Comparison of 128-bit secure signatures

Suppose then we hope to produce signatures with 128-bits of security. One can achieve this using ECDSA and a 256-bit curve over a prime field and have signatures 512-bits in size. Can BLS do better with various constructions?

If we restrict ourselves to type 1 pairings that were available when BLS chose their original work, we have $G_T=\mathbb F_{p^2}^\times$ where the elliptic curve is defined over $\mathbb F_p$ so that signatures will be $\lg p$ bits in size*. The NFS attack would require the field $\mathbb F_{p^2}$ to be roughly 3072-bits in size in order to achieve 128-bits of security. his would make $p$ roughly 1536-bits in size and similarly our signatures would be of this size and significantly longer than ECDSA.

If we turn to some type 2 pairing proposals that were hoped to provide 128-bits of security prior to Kim and Barbulescu's work, a popular choice might be the Barreto-Naehrig construction that maps to $\mathbb F_{p^{12}}^\times$. Using the naive NFS costing we could take $p^{12}$ around 3072-bits and hence $p$ around 256-bits which would still afford enough security to generic square root attacks.
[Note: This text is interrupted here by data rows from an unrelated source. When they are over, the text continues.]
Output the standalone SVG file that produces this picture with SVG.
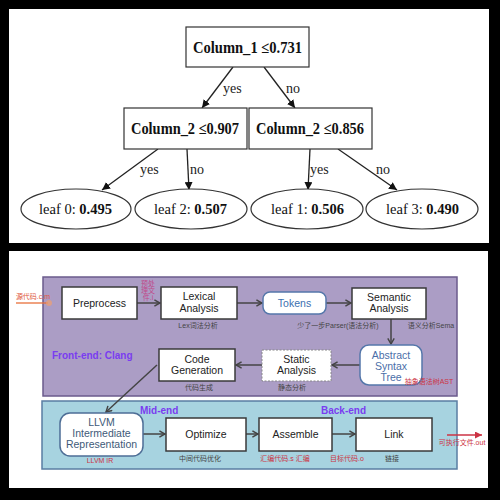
<svg xmlns="http://www.w3.org/2000/svg" width="500" height="500" viewBox="0 0 500 500">
<style>
.tb{font-family:"Liberation Serif",serif;font-weight:bold;font-size:16px;fill:#111}
.tl{font-family:"Liberation Serif",serif;font-size:15px;fill:#111}
.el{font-family:"Liberation Serif",serif;font-size:14px;fill:#222}
.tn{fill:#fff;stroke:#333;stroke-width:1.2}
.te{stroke:#222;stroke-width:1.3;fill:none}
.n{font-family:"Liberation Sans","DejaVu Sans",sans-serif;font-size:10.5px;fill:#222;text-anchor:middle}
.nb{fill:#fff;stroke:#3a3a3a;stroke-width:1.5}
.nr{fill:#fff;stroke:#5577aa;stroke-width:1.5}
.c{font-family:"Liberation Sans","Noto Sans CJK SC",sans-serif;font-size:7px;fill:#444;text-anchor:middle}
.cr{font-family:"Liberation Sans","Noto Sans CJK SC",sans-serif;font-size:7px;fill:#cc3344;text-anchor:middle}
.sec{font-family:"Liberation Sans","DejaVu Sans",sans-serif;font-weight:bold;font-size:10px;fill:#7a3cf0}
.bc{stroke:#444;stroke-width:1.5;fill:none}
</style>
<defs>
<marker id="ta" viewBox="0 0 10 10" refX="10" refY="5" markerWidth="8" markerHeight="8" markerUnits="userSpaceOnUse" orient="auto"><path d="M0,0 L10,5 L0,10 z" fill="#111"/></marker>
<marker id="ba" viewBox="0 0 10 10" refX="9" refY="5" markerWidth="8" markerHeight="8" markerUnits="userSpaceOnUse" orient="auto"><path d="M2,1 L9,5 L2,9" fill="none" stroke="#444" stroke-width="1.8"/></marker>
<marker id="ra" viewBox="0 0 10 10" refX="10" refY="5" markerWidth="8" markerHeight="7" markerUnits="userSpaceOnUse" orient="auto"><path d="M0,0 L10,5 L0,10 z" fill="#cc3344"/></marker>
</defs>
<rect width="500" height="500" fill="#000"/>
<rect x="9" y="9" width="480" height="234" fill="#fff"/>
<rect x="9" y="251" width="479" height="237" fill="#fff"/>

<!-- tree connectors -->
<g id="tree-edges">
<line class="te" x1="233" y1="67" x2="202" y2="108" marker-end="url(#ta)"/>
<line class="te" x1="264" y1="67" x2="295" y2="108" marker-end="url(#ta)"/>
<line class="te" x1="158" y1="149" x2="102" y2="190" marker-end="url(#ta)"/>
<line class="te" x1="187" y1="149" x2="189" y2="190" marker-end="url(#ta)"/>
<line class="te" x1="310" y1="149" x2="308" y2="190" marker-end="url(#ta)"/>
<line class="te" x1="338" y1="149" x2="397" y2="190" marker-end="url(#ta)"/>
<text class="el" x="223" y="93">yes</text>
<text class="el" x="286" y="93">no</text>
<text class="el" x="140" y="174">yes</text>
<text class="el" x="190" y="174">no</text>
<text class="el" x="310" y="174">yes</text>
<text class="el" x="376" y="174">no</text>
</g>
<g id="root"><rect class="tn" x="186" y="27" width="123" height="40"/><text class="tb" x="193" y="53" textLength="109" lengthAdjust="spacingAndGlyphs">Column_1 ≤0.731</text></g>
<g id="left"><rect class="tn" x="124" y="108" width="123" height="41"/><text class="tb" x="131" y="134" textLength="108" lengthAdjust="spacingAndGlyphs">Column_2 ≤0.907</text></g>
<g id="right"><rect class="tn" x="249" y="108" width="123" height="41"/><text class="tb" x="256" y="134" textLength="108" lengthAdjust="spacingAndGlyphs">Column_2 ≤0.856</text></g>
<g id="leaf0"><ellipse class="tn" cx="76" cy="209" rx="55" ry="20"/><text class="tl" x="39" y="214" textLength="73" lengthAdjust="spacingAndGlyphs">leaf 0: <tspan font-weight="bold">0.495</tspan></text></g>
<g id="leaf2"><ellipse class="tn" cx="191" cy="209" rx="56" ry="20"/><text class="tl" x="154" y="214" textLength="73" lengthAdjust="spacingAndGlyphs">leaf 2: <tspan font-weight="bold">0.507</tspan></text></g>
<g id="leaf1"><ellipse class="tn" cx="307" cy="209" rx="56" ry="20"/><text class="tl" x="271" y="214" textLength="73" lengthAdjust="spacingAndGlyphs">leaf 1: <tspan font-weight="bold">0.506</tspan></text></g>
<g id="leaf3"><ellipse class="tn" cx="422" cy="209" rx="56" ry="20"/><text class="tl" x="386" y="214" textLength="73" lengthAdjust="spacingAndGlyphs">leaf 3: <tspan font-weight="bold">0.490</tspan></text></g>

<!-- bottom panels -->
<rect x="43" y="277" width="414" height="119" fill="#ab9dc5" stroke="#6b5b8c" stroke-width="1.5"/>
<rect x="42" y="401" width="415" height="68" fill="#a7d3e0" stroke="#5a7ea3" stroke-width="1.5"/>
<text class="sec" x="52" y="359">Front-end: Clang</text>
<text class="sec" x="140" y="414">Mid-end</text>
<text class="sec" x="321" y="414">Back-end</text>

<g id="connectors">
<line x1="16" y1="303" x2="48" y2="303" stroke="#e8703a" stroke-width="1.3"/>
<circle cx="49" cy="303" r="3" fill="#f0a070" opacity="0.7"/>
<line class="bc" x1="137" y1="303" x2="160" y2="303" marker-end="url(#ba)"/>
<line class="bc" x1="237" y1="303" x2="262" y2="303" marker-end="url(#ba)"/>
<line class="bc" x1="326" y1="303" x2="351" y2="303" marker-end="url(#ba)"/>
<line class="bc" x1="391" y1="319" x2="391" y2="344" marker-end="url(#ba)"/>
<line class="bc" x1="360" y1="365" x2="332" y2="365" marker-end="url(#ba)"/>
<line class="bc" x1="262" y1="365" x2="236" y2="365" marker-end="url(#ba)"/>
<line class="bc" x1="157" y1="365" x2="106" y2="412" marker-end="url(#ba)" stroke-width="1.2"/>
<line class="bc" x1="143" y1="434" x2="165" y2="434" marker-end="url(#ba)"/>
<line class="bc" x1="246" y1="434" x2="258" y2="434" marker-end="url(#ba)"/>
<line class="bc" x1="332" y1="434" x2="355" y2="434" marker-end="url(#ba)"/>
<line x1="447" y1="435" x2="482" y2="435" stroke="#cc3344" stroke-width="1.3" marker-end="url(#ra)"/>
</g>

<g id="preprocess"><rect class="nb" x="62" y="287" width="75" height="32"/><text class="n" x="99.5" y="307">Preprocess</text></g>
<g id="lexical"><rect class="nb" x="161" y="287" width="76" height="32"/><text class="n" x="199" y="300">Lexical</text><text class="n" x="199" y="312">Analysis</text></g>
<g id="tokens"><rect class="nr" x="263" y="292" width="63" height="22" rx="7"/><text class="n" x="294.5" y="307" style="fill:#3b6fb0">Tokens</text></g>
<g id="semantic"><rect class="nb" x="352" y="288" width="74" height="31"/><text class="n" x="389" y="301">Semantic</text><text class="n" x="389" y="312">Analysis</text></g>
<g id="ast"><rect class="nr" x="360" y="345" width="62" height="40" rx="9"/><text class="n" x="391" y="359" style="fill:#4a6ea8">Abstract</text><text class="n" x="391" y="370" style="fill:#4a6ea8">Syntax</text><text class="n" x="391" y="381" style="fill:#4a6ea8">Tree</text></g>
<g id="static"><rect x="262" y="350" width="69" height="31" fill="#fff" stroke="#888" stroke-width="1" stroke-dasharray="2,1.5"/><text class="n" x="296.5" y="363">Static</text><text class="n" x="296.5" y="374">Analysis</text></g>
<g id="codegen"><rect class="nb" x="159" y="349" width="76" height="32"/><text class="n" x="197" y="363">Code</text><text class="n" x="197" y="374">Generation</text></g>
<g id="llvm"><rect class="nr" x="60" y="413" width="83" height="43" rx="10" style="stroke:#4e6e96"/><text class="n" x="101.5" y="426" style="fill:#3e5a78">LLVM</text><text class="n" x="101.5" y="437" style="fill:#3e5a78">Intermediate</text><text class="n" x="101.5" y="448" style="fill:#3e5a78">Representation</text></g>
<g id="optimize"><rect class="nb" x="166" y="418" width="80" height="33"/><text class="n" x="206" y="438">Optimize</text></g>
<g id="assemble"><rect class="nb" x="259" y="418" width="73" height="33"/><text class="n" x="295.5" y="438">Assemble</text></g>
<g id="link"><rect class="nb" x="356" y="418" width="76" height="33"/><text class="n" x="394" y="438">Link</text></g>

<!-- small annotations -->
<text class="cr" x="33" y="299" style="fill:#e0553a">源代码.c.m</text>
<text class="cr" x="148" y="286" style="fill:#c04a8a">预处</text>
<text class="cr" x="148" y="293" style="fill:#c04a8a">理文</text>
<text class="cr" x="148" y="300" style="fill:#c04a8a">件.i</text>
<text class="c" x="198" y="328">Lex词法分析</text>
<text class="c" x="338" y="328">少了一步Parser(语法分析)</text>
<text class="c" x="431" y="328">语义分析Sema</text>
<text class="cr" x="429" y="384">抽象语法树AST</text>
<text class="c" x="199" y="390">代码生成</text>
<text class="c" x="292" y="390">静态分析</text>
<text class="cr" x="100" y="463">LLVM IR</text>
<text class="c" x="200" y="461">中间代码优化</text>
<text class="cr" x="285" y="461">汇编代码.s  汇编</text>
<text class="cr" x="347" y="461">目标代码.o</text>
<text class="c" x="392" y="461">链接</text>
<text class="cr" x="462" y="445">可执行文件.out</text>
</svg>
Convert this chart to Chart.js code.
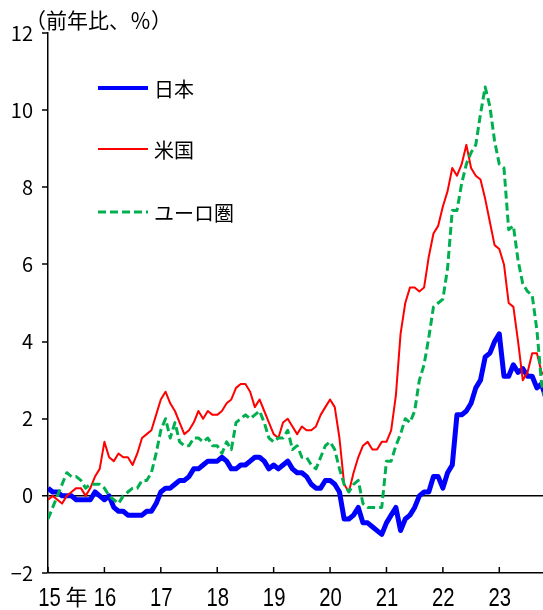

This would give signatures of size 256-bits which saves a factor of 2 over ECDSA an is in some sense the best that one might hope for.

Sadly, the xTNFS attack of Kim and Barbulescu improves the index calculus estimate to allow an attack of roughly 100-bits, so that the 256-bit long signatures of BN256 do not afford 128-bits of security. In their paper Updating key size estimations for pairings Barbulescu and Duquesne revisited some popular pairing-friendly constructions and concluded that 128-bits of security could be provided by Barreto-Naehrig curves with $p$ around 462-bits (with $p^{12}$ therefore around 5544-bits). These are large an unwieldy curves, but do provide a signature size saving over ECDSA.


(*) - I omit discussion of pairing constructions in small characteristic where work of Granger, Joux et al show that the constructions are horribly unsuitable.